# First attempt at rings



## T. Ben (Aug 11, 2019)

These are the first two rings I’ve made,turned out pretty well,I think. These are from a piece I got from @Sprung ,a stabilized and dyed maple. I know the gap in the one is a little wider than it should be,I forgot to test fit before I glued it up.

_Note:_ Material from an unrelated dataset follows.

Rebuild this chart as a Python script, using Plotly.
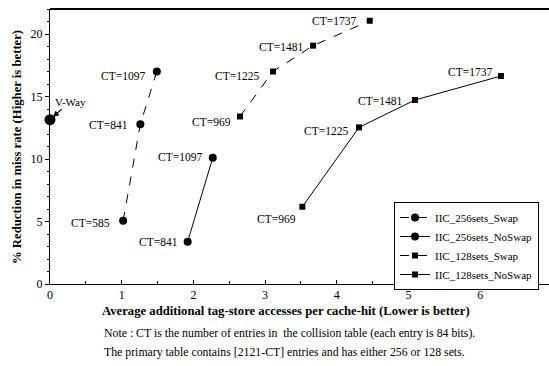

Reactions: Like 3 | EyeCandy! 3 | Way Cool 2 | Informative 1


----------



## Tony (Aug 11, 2019)

I can't see a gap, they look dang good Troy!

Reactions: Thank You! 1


----------



## jasonb (Aug 11, 2019)

Looks good to me! Curious if the gap inside feels uncomfortable? I have turning rings on my to do list. Any advice when starting off?

Reactions: Funny 2


----------



## T. Ben (Aug 11, 2019)

So far no,I haven’t worn it for very long,I would say make sure your measuring equipment is accurate,and don’t do what I do and get excited to see the finished product and forget steps.

Reactions: Thank You! 1


----------



## Nature Man (Aug 12, 2019)

Admirable first rings! Could have fooled me as they look so good! Chuck

Reactions: Thank You! 1


----------



## DKMD (Aug 12, 2019)

Nicely done!

Reactions: Thank You! 1


----------



## William Tanner (Aug 12, 2019)

Looks like you have this down. Very nice. Will be watching for more.


----------



## trc65 (Aug 12, 2019)

Nice looking rings! 

Seeing all the rings on here recently has me thinking about making some of them.

Reactions: Like 1


----------



## Lou Currier (Aug 13, 2019)

Better than my first  ...oh, don’t mind @Tony, must be blind

Reactions: Like 1


----------



## Tony (Aug 13, 2019)

Lou Currier said:


> Better than my first  ...oh, don’t mind @Tony, must be blind



Not blind, just dumb. I was looking for a gap on the outside, where the metal meets the wood. Still sharp looking!

Reactions: Thank You! 1 | Funny 1


----------